TGIFF: Thank God it's Firkin Friday.
What’s that? Yes, that’s actually “firkin,” as in a barrel of ale. Firkin Friday is the focus for day one of the second annual Tacoma Craft Beer Festival, a showcase for 50 small, traditional brewers that runs today and Saturday at the Foss Waterway Seaport.
Today, local beer lovers will be able to tap into an old-school tradition that’s all the rage again, with 10 firkins ready to be tapped at 6 p.m. A firkin is an old English unit of volume that’s equal to 10.8 gallons. But in general, the term is used to describe a sealed cask used for making unique, naturally carbonated batches of beer.
Tapping a firkin involves using a mallet to hammer an aeration hole in the top and a tap in the front.
It’s a ritual observed the second Monday of each month during Tacoma Tap Night, a cask ale celebration held at the Red Hot, the Parkway Tavern, Engine House No. 9, Meconi’s Tacoma Pub & Eatery, Doyle’s Public House, and The Swiss Tavern.
“Whenever we tap ’em here, it’ll be quiet, and then you tap it and everybody screams,” said Red Hot co-owner Chris Miller, who founded the Tacoma Craft Beer Festival with partners Roxanne Wolfe and Bennett Thurmon.
“For the real beer geeks – which is me included these days – firkins are just kind of rare,” Thurmon said. “It’s a really high-quality beer. You know, it’s the difference between buying the $30 bottle of wine and the $5 bottle of wine.”
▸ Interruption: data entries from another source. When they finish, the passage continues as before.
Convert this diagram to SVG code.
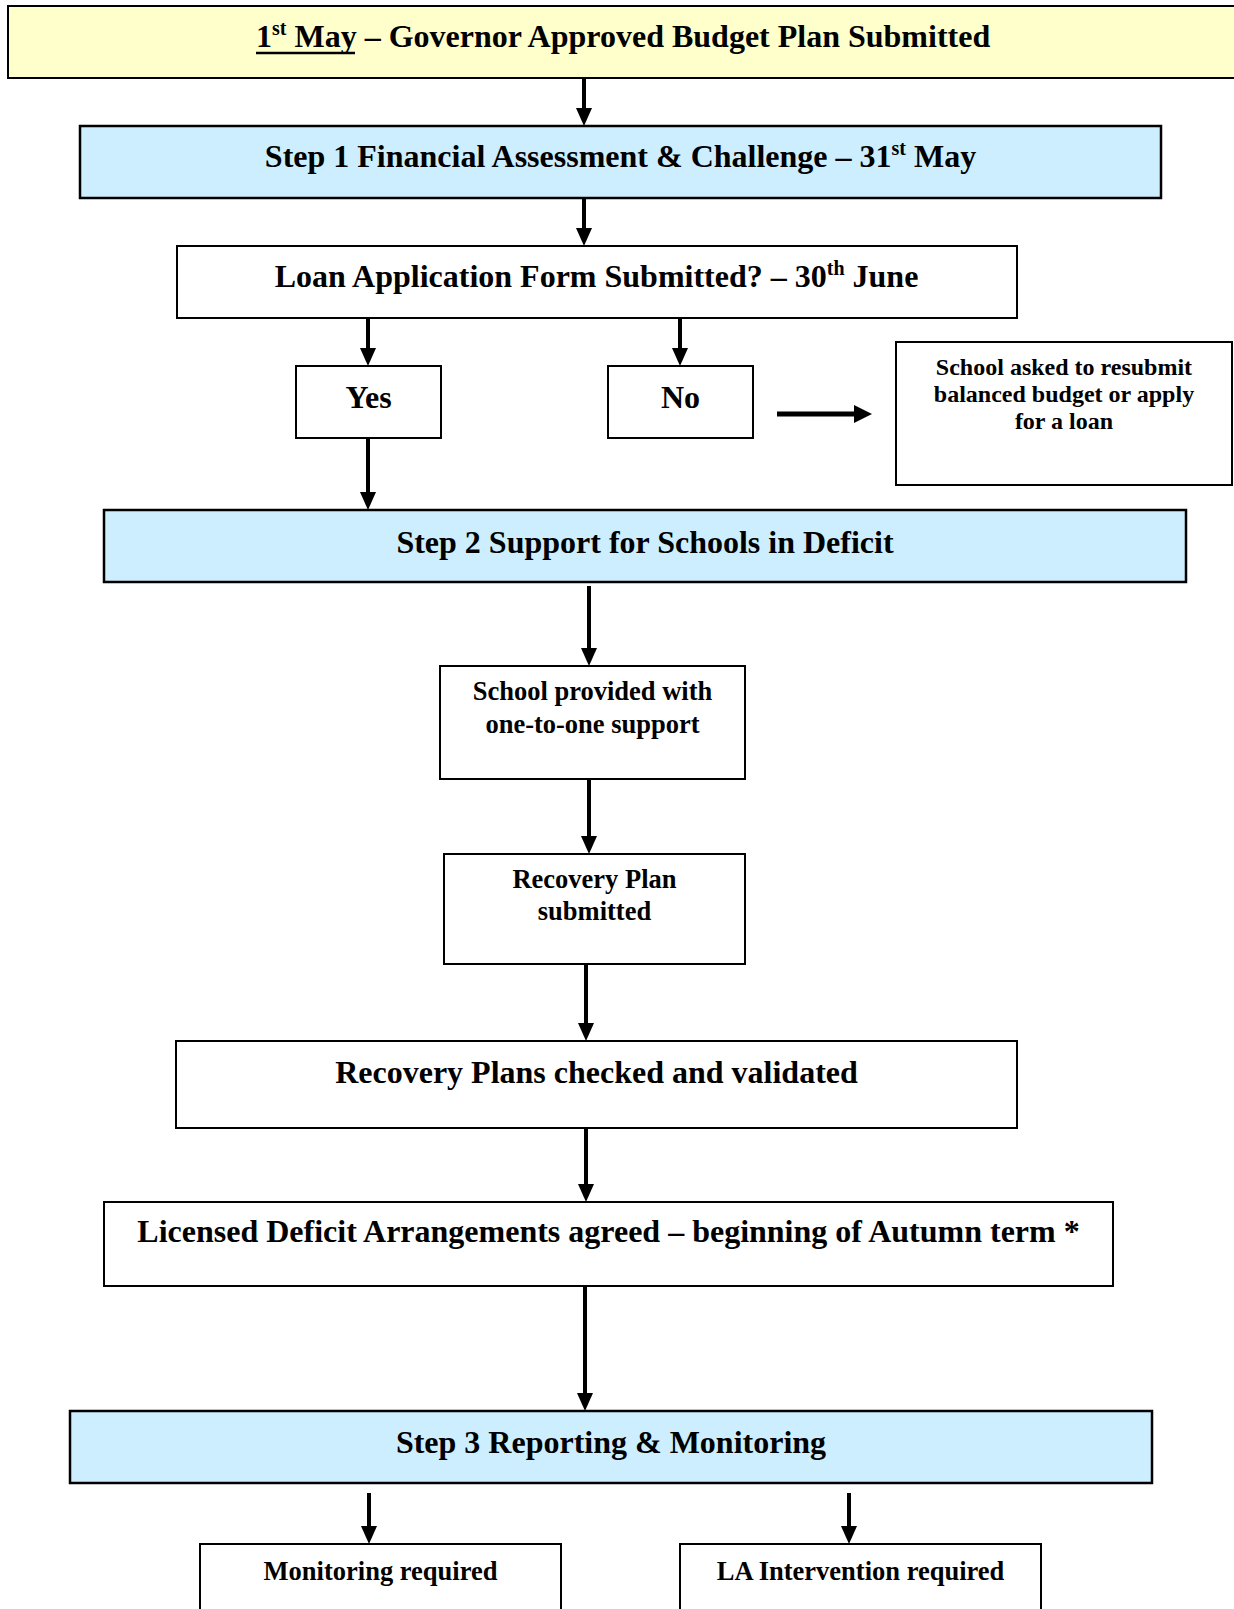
<svg xmlns="http://www.w3.org/2000/svg" width="1234" height="1609" viewBox="0 0 1234 1609">
<style>
.box{fill:#ffffff;stroke:#000;stroke-width:2}
.step{fill:#cceeff;stroke:#000;stroke-width:2.5}
.title{fill:#ffffcc;stroke:#000;stroke-width:2}
text{font-family:"Liberation Serif","Times New Roman",serif;font-weight:bold;fill:#000}
.t32{font-size:32px;text-anchor:middle}
.t27{font-size:26.5px;text-anchor:middle}
.t24{font-size:24px;text-anchor:middle}
.conn{stroke:#000;stroke-width:4;fill:none;marker-end:url(#ah)}
.connw{stroke:#000;stroke-width:5;fill:none;marker-end:url(#ahw)}
</style>
<defs>
<marker id="ah" markerUnits="userSpaceOnUse" markerWidth="18" markerHeight="16" viewBox="0 0 18 16" refX="0" refY="8" orient="auto">
<path d="M0,0 L18,8 L0,16 Z" fill="#000"/>
</marker>
<marker id="ahw" markerUnits="userSpaceOnUse" markerWidth="18" markerHeight="18" viewBox="0 0 18 18" refX="0" refY="9" orient="auto">
<path d="M0,0 L18,9 L0,18 Z" fill="#000"/>
</marker>
</defs>
<rect width="1234" height="1609" fill="#ffffff"/>

<g id="connectors">
<line class="conn" x1="584" y1="78" x2="584" y2="108"/>
<line class="conn" x1="584" y1="198" x2="584" y2="228"/>
<line class="conn" x1="368" y1="318" x2="368" y2="348"/>
<line class="conn" x1="680" y1="318" x2="680" y2="348"/>
<line class="connw" x1="777" y1="414" x2="854" y2="414"/>
<line class="conn" x1="368" y1="438" x2="368" y2="492"/>
<line class="conn" x1="589" y1="586" x2="589" y2="648"/>
<line class="conn" x1="589" y1="779" x2="589" y2="836"/>
<line class="conn" x1="586" y1="964" x2="586" y2="1023"/>
<line class="conn" x1="586" y1="1128" x2="586" y2="1184"/>
<line class="conn" x1="585" y1="1286" x2="585" y2="1393"/>
<line class="conn" x1="369" y1="1493" x2="369" y2="1526"/>
<line class="conn" x1="849" y1="1493" x2="849" y2="1526"/>
</g>

<g id="n-title">
<rect class="title" x="8" y="6" width="1240" height="72"/>
<text x="256" y="47" font-size="32px">1<tspan font-size="20px" dy="-12">st</tspan><tspan dy="12"> May – Governor Approved Budget Plan Submitted</tspan></text>
<line x1="256" y1="53" x2="355" y2="53" stroke="#000" stroke-width="2.5"/>
</g>

<g id="n-step1">
<rect class="step" x="80" y="126" width="1081" height="72"/>
<text class="t32" x="620.5" y="167">Step 1 Financial Assessment &amp; Challenge – 31<tspan font-size="20px" dy="-12">st</tspan><tspan dy="12"> May</tspan></text>
</g>

<g id="n-loan">
<rect class="box" x="177" y="246" width="840" height="72"/>
<text class="t32" x="596.5" y="287">Loan Application Form Submitted? – 30<tspan font-size="20px" dy="-12">th</tspan><tspan dy="12"> June</tspan></text>
</g>

<g id="n-yes">
<rect class="box" x="296" y="366" width="145" height="72"/>
<text class="t32" x="368.5" y="408">Yes</text>
</g>

<g id="n-no">
<rect class="box" x="608" y="366" width="145" height="72"/>
<text class="t32" x="680.5" y="408">No</text>
</g>

<g id="n-resubmit">
<rect class="box" x="896" y="342" width="336" height="143"/>
<text class="t24" x="1064" y="375">School asked to resubmit</text>
<text class="t24" x="1064" y="402">balanced budget or apply</text>
<text class="t24" x="1064" y="429">for a loan</text>
</g>

<g id="n-step2">
<rect class="step" x="104" y="510" width="1082" height="72"/>
<text class="t32" x="645" y="553">Step 2 Support for Schools in Deficit</text>
</g>

<g id="n-support">
<rect class="box" x="440" y="666" width="305" height="113"/>
<text class="t27" x="592.5" y="700">School provided with</text>
<text class="t27" x="592.5" y="733">one-to-one support</text>
</g>

<g id="n-recovery">
<rect class="box" x="444" y="854" width="301" height="110"/>
<text class="t27" x="594.5" y="888">Recovery Plan</text>
<text class="t27" x="594.5" y="920">submitted</text>
</g>

<g id="n-checked">
<rect class="box" x="176" y="1041" width="841" height="87"/>
<text class="t32" x="596.5" y="1083">Recovery Plans checked and validated</text>
</g>

<g id="n-licensed">
<rect class="box" x="104" y="1202" width="1009" height="84"/>
<text class="t32" x="608.5" y="1242">Licensed Deficit Arrangements agreed – beginning of Autumn term *</text>
</g>

<g id="n-step3">
<rect class="step" x="70" y="1411" width="1082" height="72"/>
<text class="t32" x="611" y="1453">Step 3 Reporting &amp; Monitoring</text>
</g>

<g id="n-monitoring">
<rect class="box" x="200" y="1544" width="361" height="80"/>
<text class="t27" x="380.5" y="1580">Monitoring required</text>
</g>

<g id="n-intervention">
<rect class="box" x="680" y="1544" width="361" height="80"/>
<text class="t27" x="860.5" y="1580">LA Intervention required</text>
</g>
</svg>
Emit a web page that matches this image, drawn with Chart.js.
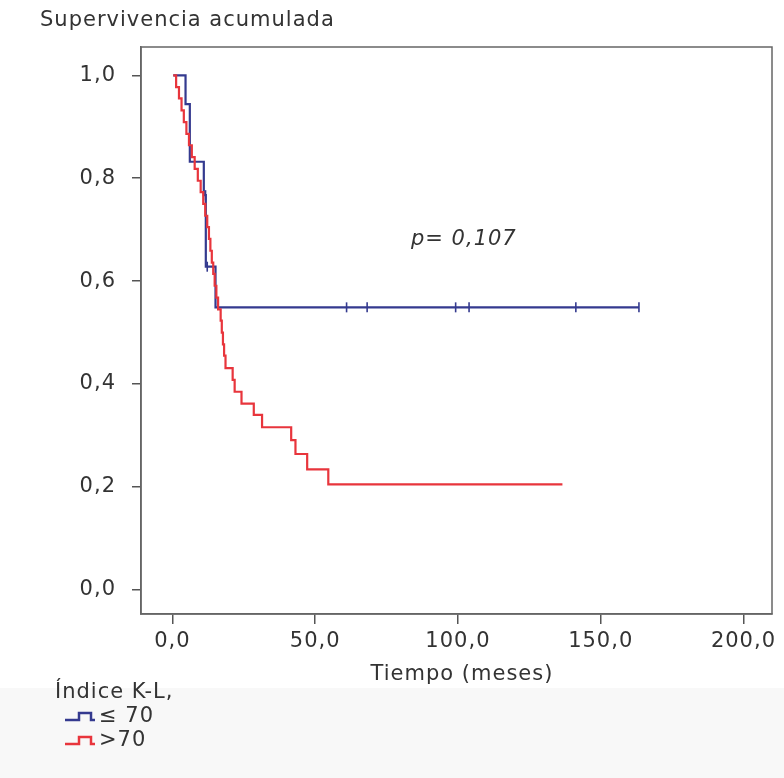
<!DOCTYPE html>
<html>
<head>
<meta charset="utf-8">
<script src="https://cdn.jsdelivr.net/npm/chart.js@4/dist/chart.umd.min.js"></script>
<style>
  html, body { margin: 0; padding: 0; background: #fff; }
  #wrap { width: 784px; height: 778px; position: relative; }
</style>
</head>
<body>
<div id="wrap"><canvas id="km"></canvas></div>
<script>
// Kaplan-Meier curves (time in months, cumulative survival)
var blueTimes = [0.3, 4.6, 6.1, 11.0, 11.7, 15.1, 163.4];
var blueSurv = [1.0, 0.944, 0.832, 0.767, 0.628, 0.549, 0.549];
var blueCensorTimes = [11.6, 12.2, 61.0, 68.2, 99.2, 103.9, 141.3, 163.4];
var blueCensorSurv = [0.767, 0.628, 0.549, 0.549, 0.549, 0.549, 0.549, 0.549];

var redTimes = [0.3, 1.3, 2.3, 3.2, 4.0, 4.9, 5.8, 6.8, 7.8, 8.9, 9.9, 10.8, 11.5, 12.2, 12.8,
    13.3, 13.8, 14.3, 14.8, 15.4, 16.0, 16.9, 17.3, 17.7, 18.1, 18.6, 21.1, 21.8, 24.2,
    28.5, 31.4, 41.6, 43.1, 47.2, 54.6, 136.6];
var redSurv = [1.0, 0.977, 0.955, 0.932, 0.909, 0.886, 0.864, 0.841, 0.818, 0.795, 0.773, 0.750,
    0.727, 0.705, 0.682, 0.659, 0.636, 0.614, 0.591, 0.568, 0.545, 0.523, 0.500, 0.477, 0.455,
    0.431, 0.408, 0.385, 0.362, 0.340, 0.316, 0.291, 0.264, 0.234, 0.205, 0.205];

var xTicks = [0, 50, 100, 150, 200];
var yTicks = [0, 0.2, 0.4, 0.6, 0.8, 1.0];
var groupLabels = ['\u2264 70', '>70'];
var legendTitle = '\u00CDndice K-L,';
var pValueText = 'p= 0,107';

var BLUE = '#343a8f';
var RED = '#e8353c';
var INK = '#333';
var FONT = '"DejaVu Sans", Verdana, sans-serif';
var FSIZE = 21;

function toPoints(xs, ys) {
    return xs.map(function (x, i) { return { x: x, y: ys[i] }; });
}
function fmt(v) {
    return v.toFixed(1).replace('.', ',');
}

// draws the box, titles, p-value and the step legend
var decorations = {
    id: 'decorations',
    beforeDraw: function (chart) {
        var ctx = chart.ctx;
        ctx.fillStyle = '#f8f8f8';
        ctx.fillRect(0, 688, chart.width, chart.height - 688);
        ctx.letterSpacing = '1px'; // wide, Verdana-like text everywhere
    },
    afterDraw: function (chart) {
        var ctx = chart.ctx, a = chart.chartArea;
        ctx.save();
        ctx.strokeStyle = '#666';
        ctx.lineWidth = 1.5;
        ctx.strokeRect(a.left, a.top, a.right - a.left, a.bottom - a.top);

        ctx.fillStyle = INK;
        ctx.font = FSIZE + 'px ' + FONT;
        ctx.textBaseline = 'middle';
        ctx.textAlign = 'left';
        ctx.fillText('Supervivencia acumulada', 40, 21);

        ctx.textAlign = 'center';
        ctx.fillText('Tiempo (meses)', 462, 675);

        ctx.font = 'italic ' + FSIZE + 'px ' + FONT;
        ctx.textAlign = 'left';
        ctx.fillText(pValueText, 411, 240);

        // legend
        ctx.font = FSIZE + 'px ' + FONT;
        ctx.fillText(legendTitle, 55, 693);
        var rows = [{ c: BLUE, y: 717 }, { c: RED, y: 741 }];
        rows.forEach(function (r, i) {
            ctx.strokeStyle = r.c;
            ctx.lineWidth = 2.5;
            ctx.beginPath();
            ctx.moveTo(65, r.y + 3);
            ctx.lineTo(79, r.y + 3);
            ctx.lineTo(79, r.y - 4);
            ctx.lineTo(91, r.y - 4);
            ctx.lineTo(91, r.y + 3);
            ctx.lineTo(95, r.y + 3);
            ctx.stroke();
            ctx.fillStyle = INK;
            ctx.fillText(groupLabels[i], 99, r.y);
        });
        ctx.restore();
    }
};

new Chart(document.getElementById('km'), {
    type: 'line',
    data: {
        datasets: [
            {
                label: groupLabels[1],
                data: toPoints(redTimes, redSurv),
                borderColor: RED,
                borderWidth: 2.2,
                stepped: 'before',
                pointRadius: 0,
                fill: false
            },
            {
                label: groupLabels[0],
                data: toPoints(blueTimes, blueSurv),
                borderColor: BLUE,
                borderWidth: 2.2,
                stepped: 'before',
                pointRadius: 0,
                fill: false
            },
            {
                label: 'censored',
                type: 'scatter',
                data: toPoints(blueCensorTimes, blueCensorSurv),
                pointStyle: 'line',
                rotation: 90,
                pointRadius: 5,
                borderColor: BLUE,
                pointBorderWidth: 1.6,
                showLine: false
            }
        ]
    },
    plugins: [decorations],
    options: {
        responsive: true,
        maintainAspectRatio: false,
        animation: false,
        layout: { padding: { top: 47, right: 12, left: 0, bottom: 0 } },
        plugins: {
            legend: { display: false },
            tooltip: { enabled: false }
        },
        scales: {
            x: {
                type: 'linear',
                min: -11,
                max: 210,
                afterBuildTicks: function (s) { s.ticks = xTicks.map(function (v) { return { value: v }; }); },
                afterFit: function (s) { s.height = 164; },
                grid: { drawOnChartArea: false, drawTicks: true, tickLength: 10, color: '#555', lineWidth: 1.5 },
                border: { display: true, color: '#666', width: 1.5 },
                ticks: {
                    padding: 5,
                    color: INK,
                    font: { family: FONT, size: FSIZE },
                    maxRotation: 0,
                    callback: function (v) { return fmt(v); }
                }
            },
            y: {
                min: -0.047,
                max: 1.055,
                afterBuildTicks: function (s) { s.ticks = yTicks.map(function (v) { return { value: v }; }); },
                afterFit: function (s) { s.width = 141; },
                grid: { drawOnChartArea: false, drawTicks: true, tickLength: 9, color: '#555', lineWidth: 1.5 },
                border: { display: true, color: '#666', width: 1.5 },
                ticks: {
                    padding: 16,
                    color: INK,
                    font: { family: FONT, size: FSIZE },
                    callback: function (v) { return fmt(v); }
                }
            }
        }
    }
});
</script>
</body>
</html>
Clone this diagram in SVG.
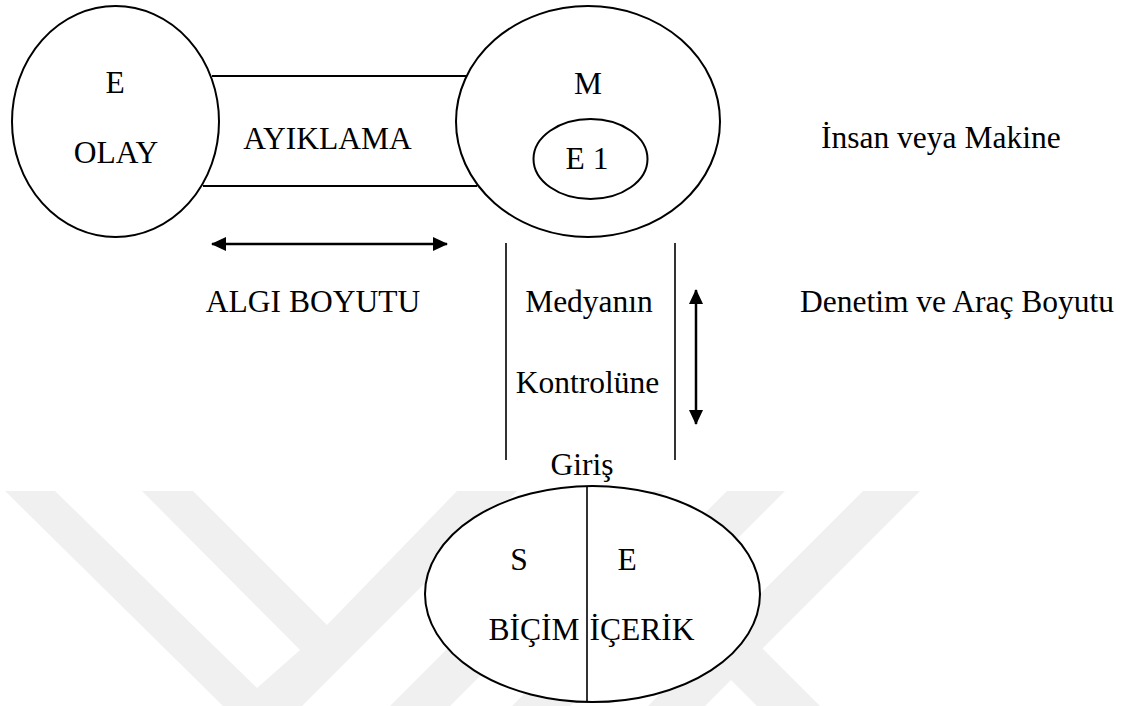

Cask ales are served at a warmer temperature than other beers, which some say allows more flavor to come out. But the process of making the beer also accounts for the difference in taste. Firkin ales are carbonated not by CO2, like the keg beer served at most bars, but by active yeasts that continue to break down sugars inside the barrel.
“That cask of beer is almost like its own individual, small, fermenting beer vessel,” Miller explained. “When you tap a cask on Monday, that beer is really fresh and young, and if you come in a few days later, it’s gonna taste different because more of the sugar has been converted.”
He added, “Some people like ’em right when they’re tapped, and there’s some people who like to wait. Some people are into each thing.”
Harmon Brewery co-owner Pat Nagle has noticed an uptick in demand for cask beers among a particular demographic. “It’s probably the same folks that like organic foods and get behind the green movement,” he said. “It’s conscientious young folks, usually 25 to 40ish, age wise.”
His brewery will bring a firkin of its Black Tartan IPA to the Tacoma Craft Beer Festival. “It’s going to taste like an IPA, but it’s gonna be dark in color and probably have a little bit more of a roasty flavor than your typical IPA,” he said.
Mike Runion of 7 Seas Brewing in Gig Harbor just recently started experimenting with cask beer brewing. “It’s extremely traditional, and you can play around and do some things you wouldn’t normally do,” he said.
7 Seas will bring a cask of modified Harvest Ale to the festival today. But last week, the brewery unveiled its first firkin experiment at The Swiss: a batch of modified Port Royal Export Style Stout aged with 21/2 pounds of blackberries picked from Runion’s backyard.
“We had no idea how that blackberry beer tasted until we tapped it,” Runion said. “There’s no sampling or knowing what’s going to happen. It’s that total mystery of what’s happened in the keg going through that second fermentation and any secondary ingredients you’ve added.”
About 2,000 beer lovers turned out for last year’s event, which in its first year was voted the third favorite beer festival by readers of WashingtonBeerBlog.com, right behind the Washington Cask Beer Festival in Seattle and the Washington Brewers Festival in Kenmore.
“For a first event, they really hit a homerun. We have to imagine that things will get better as the event matures,” wrote Kendall Jones of Washington Beer Blog.
“The beers appealed to a wide range of craft beer drinkers, with accessible bears for the craft beer newbies as well as more interesting, creative beers for the hardcore craft beer geeks.”